Every month, the team looks at line two and asks: is our incremental cost per acquisition consistent with the price we can defend to the finance function? If the answer is yes, the current spend level is broadly right. If the answer is no, the question is not "how do we reduce CPA" but "what parts of the spend are the least incremental, and can we cut them without materially hurting the aggregate output?" This is the question incrementality analysis is uniquely suited to answering; last-click reporting is not.

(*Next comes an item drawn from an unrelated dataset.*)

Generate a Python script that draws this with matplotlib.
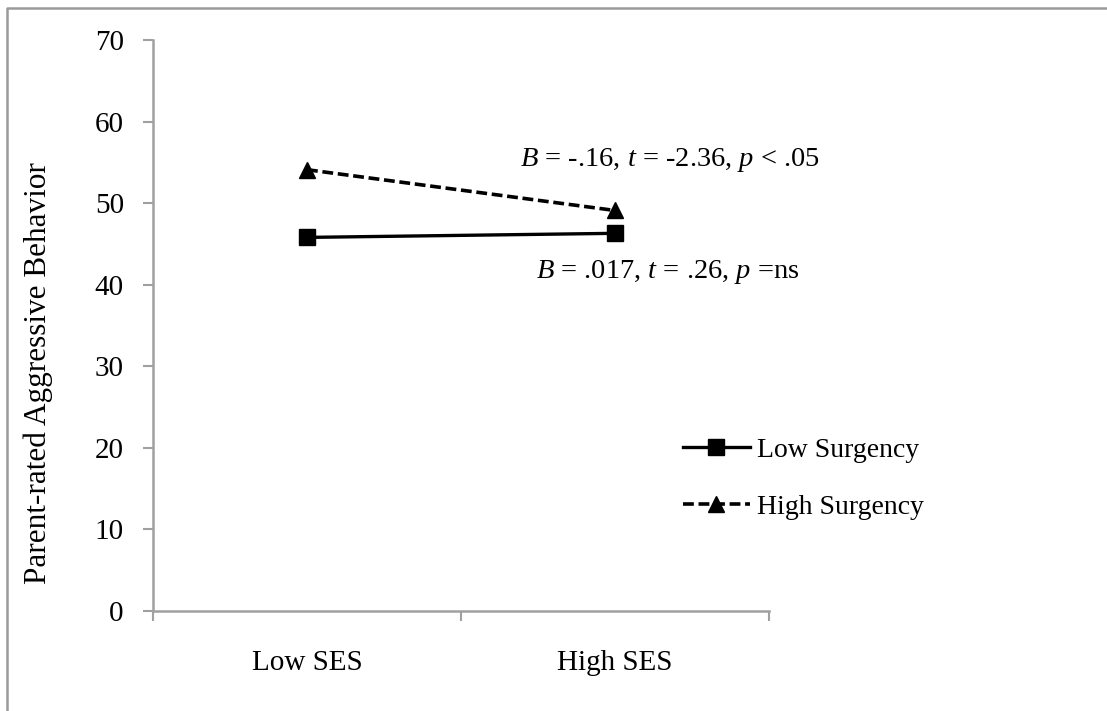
import matplotlib
matplotlib.use("Agg")
import matplotlib.pyplot as plt
from matplotlib.lines import Line2D

plt.rcParams["font.family"] = ["Liberation Serif", "DejaVu Serif"]
plt.rcParams["mathtext.fontset"] = "custom"
plt.rcParams["mathtext.rm"] = "Liberation Serif"
plt.rcParams["mathtext.it"] = "Liberation Serif:italic"

# Simple slopes of aggression on SES at two levels of surgency
categories = ["Low SES", "High SES"]
low_surgency = [45.8, 46.3]
high_surgency = [54.1, 49.1]
series_labels = ["Low Surgency", "High Surgency"]
y_ticks = [0, 10, 20, 30, 40, 50, 60, 70]
y_label = "Parent-rated Aggressive Behavior"
high_note = "$B$ = -.16, $t$ = -2.36, $p$ < .05"
low_note = "$B$ = .017, $t$ = .26, $p$ =ns"

W, H = 1107, 711
fig = plt.figure(figsize=(W / 100, H / 100), dpi=100)
ax = fig.add_axes([153 / W, 1 - 611 / H, (769 - 153) / W, (611 - 40) / H])

x = [i + 0.5 for i in range(len(categories))]
ax.plot(x, low_surgency, color="black", lw=2.4, marker="s", ms=11,
        label=series_labels[0])
ax.plot(x, high_surgency, color="black", lw=2.6, ls=(0, (3.0, 1.3)),
        marker="^", ms=11, label=series_labels[1])

ax.set_xlim(0, len(categories))
ax.set_ylim(y_ticks[0], y_ticks[-1])
ax.set_yticks(y_ticks)
ax.set_xticks(range(len(categories) + 1))
ax.set_xticklabels([])
ax.set_xticks(x, minor=True)
ax.set_xticklabels(categories, minor=True, fontsize=21)
ax.tick_params(axis="x", which="minor", length=0, pad=28)
ax.tick_params(axis="x", which="major", length=7, width=1.5, color="#a0a0a0",
               direction="out")
ax.tick_params(axis="y", length=7, width=1.5, color="#a0a0a0", pad=14,
               labelsize=21)

for side in ("top", "right"):
    ax.spines[side].set_visible(False)
for side in ("left", "bottom"):
    ax.spines[side].set_color("#a0a0a0")
    ax.spines[side].set_linewidth(1.8)

ax.set_ylabel(y_label, fontsize=22.5, va="center")
ax.yaxis.set_label_coords(-0.187, 0.417)

ax.text(1.679, 55.3, high_note, fontsize=20.5, ha="center", va="center")
ax.text(1.673, 41.6, low_note, fontsize=20.5, ha="center", va="center")

fig.legend(loc="center left", bbox_to_anchor=(683 / W, 1 - 478.5 / H),
           frameon=False, fontsize=20, handlelength=2.4, handletextpad=0.25,
           labelspacing=1.15, borderpad=0, borderaxespad=0)

# outer frame along the top and left edges
fig.add_artist(Line2D([7 / W, 7 / W, 1], [0, 1 - 8 / H, 1 - 8 / H],
                      transform=fig.transFigure, color="#9a9a9a", lw=1.8))

fig.savefig("out.png", dpi=100)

Every quarter, the team looks at line three and asks: is the paid media function producing contribution margin at a rate the rest of the business can grow on? This is the question that determines the annual budget conversation. It is also the question most PPC functions do not equip themselves to answer, because they treat the dashboard number as the definitive read on their performance.
The political problem
The reason most PPC functions do not run a version of this dashboard is not that they cannot. It is that the internal politics of doing so are, in most companies, difficult.
The platform-reported dashboard makes the paid function look bigger and more productive than it is. Moving to a three-line internal dashboard almost always reveals that the paid function's contribution to the business is smaller — sometimes materially smaller — than the platform dashboard had suggested. The paid lead who introduces this reporting is, in the short term, damaging their own function's apparent productivity. The head of growth above them may or may not thank them for the honesty. The CFO usually will. Whether the CMO does depends heavily on the CMO.
The right time to introduce the reporting is when the platform-reported and MMM-derived numbers have not yet diverged too widely. If you leave it until they have, the internal conversation about the divergence becomes politically fraught. Better to run both in parallel, at less stakes, for a quarter or two before making the internal dashboard the primary read.
The teams that have done this in 2024 and 2025, in our sample, are in the strongest budget positions in the accounts we look at now. The teams that have not are, currently, defending headline numbers that their finance functions increasingly do not believe. The gap between the two positions is going to widen through 2026 and 2027. Now is a good time to have the conversation.